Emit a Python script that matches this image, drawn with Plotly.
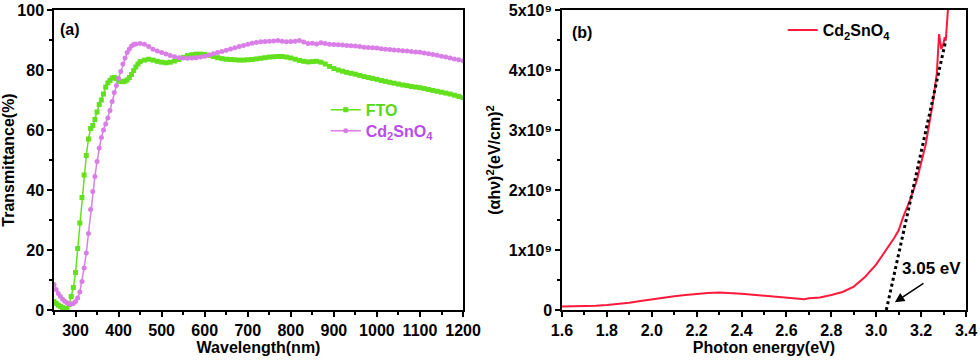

---

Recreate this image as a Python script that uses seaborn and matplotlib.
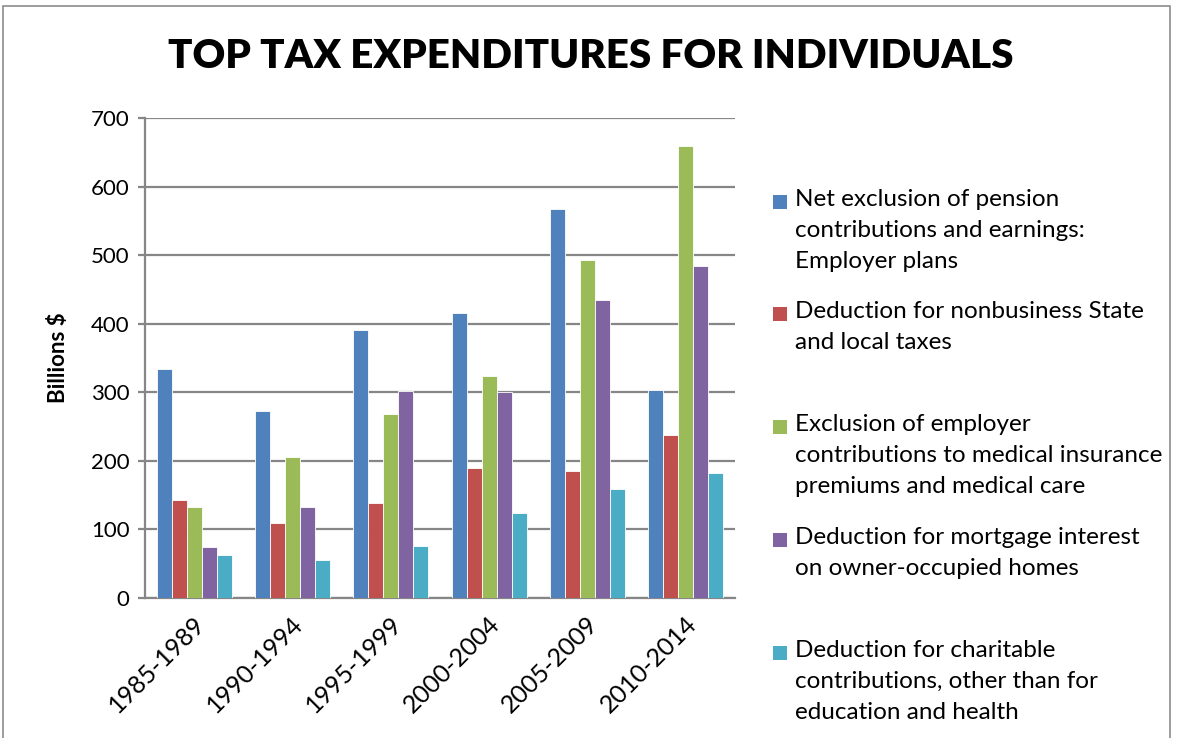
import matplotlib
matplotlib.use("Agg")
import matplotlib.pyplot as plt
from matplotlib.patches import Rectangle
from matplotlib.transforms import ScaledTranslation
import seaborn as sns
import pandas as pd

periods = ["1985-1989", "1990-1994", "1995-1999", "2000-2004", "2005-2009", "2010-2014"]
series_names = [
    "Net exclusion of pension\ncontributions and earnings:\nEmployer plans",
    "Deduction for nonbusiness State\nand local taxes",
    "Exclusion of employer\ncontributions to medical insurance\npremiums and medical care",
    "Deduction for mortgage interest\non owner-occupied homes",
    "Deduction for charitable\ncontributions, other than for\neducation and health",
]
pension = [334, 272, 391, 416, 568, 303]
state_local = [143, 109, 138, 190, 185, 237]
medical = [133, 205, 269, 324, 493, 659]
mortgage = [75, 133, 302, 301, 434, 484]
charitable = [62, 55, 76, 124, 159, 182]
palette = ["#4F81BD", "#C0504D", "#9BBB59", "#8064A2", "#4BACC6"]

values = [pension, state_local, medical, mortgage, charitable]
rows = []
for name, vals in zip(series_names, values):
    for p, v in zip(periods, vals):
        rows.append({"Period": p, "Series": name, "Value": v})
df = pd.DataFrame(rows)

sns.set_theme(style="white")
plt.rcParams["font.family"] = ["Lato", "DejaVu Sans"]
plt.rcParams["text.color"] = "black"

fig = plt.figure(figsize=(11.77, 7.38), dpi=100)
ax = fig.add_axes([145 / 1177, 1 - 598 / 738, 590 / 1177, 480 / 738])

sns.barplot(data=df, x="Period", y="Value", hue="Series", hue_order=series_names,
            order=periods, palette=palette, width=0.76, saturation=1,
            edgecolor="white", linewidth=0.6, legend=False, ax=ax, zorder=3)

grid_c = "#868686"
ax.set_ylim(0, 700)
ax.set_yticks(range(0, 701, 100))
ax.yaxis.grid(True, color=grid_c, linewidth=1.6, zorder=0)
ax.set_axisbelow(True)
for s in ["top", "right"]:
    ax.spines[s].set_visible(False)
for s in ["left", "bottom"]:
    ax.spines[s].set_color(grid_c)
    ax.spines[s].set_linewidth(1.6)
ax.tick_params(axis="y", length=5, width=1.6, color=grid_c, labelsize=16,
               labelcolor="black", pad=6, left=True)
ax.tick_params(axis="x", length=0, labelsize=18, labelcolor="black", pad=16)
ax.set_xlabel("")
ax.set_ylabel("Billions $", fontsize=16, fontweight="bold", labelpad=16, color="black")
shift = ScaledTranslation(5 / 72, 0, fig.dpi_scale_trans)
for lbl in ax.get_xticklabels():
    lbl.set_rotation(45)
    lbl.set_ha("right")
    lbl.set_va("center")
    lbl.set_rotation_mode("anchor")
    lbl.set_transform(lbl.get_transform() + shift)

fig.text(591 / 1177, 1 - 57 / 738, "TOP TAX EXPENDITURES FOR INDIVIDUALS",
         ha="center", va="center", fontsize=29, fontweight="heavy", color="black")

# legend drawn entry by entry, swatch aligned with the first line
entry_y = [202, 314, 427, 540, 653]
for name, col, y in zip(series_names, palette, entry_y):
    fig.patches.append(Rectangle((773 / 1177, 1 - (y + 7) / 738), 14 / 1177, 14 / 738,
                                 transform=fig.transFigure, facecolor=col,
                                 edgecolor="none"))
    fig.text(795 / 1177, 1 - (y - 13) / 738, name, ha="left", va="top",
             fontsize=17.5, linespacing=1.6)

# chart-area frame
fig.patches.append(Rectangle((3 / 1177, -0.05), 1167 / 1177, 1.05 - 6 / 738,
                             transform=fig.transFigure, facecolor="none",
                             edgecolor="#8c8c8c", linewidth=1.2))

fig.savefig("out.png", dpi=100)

_EXERCISE_.
Search the entries for the string "this" and collect each line that has it.

_RESPONSE TO THE TASK_.
Emit a Python script that matches this image, drawn with Plotly.
Recreate this image as a Python script that uses seaborn and matplotlib.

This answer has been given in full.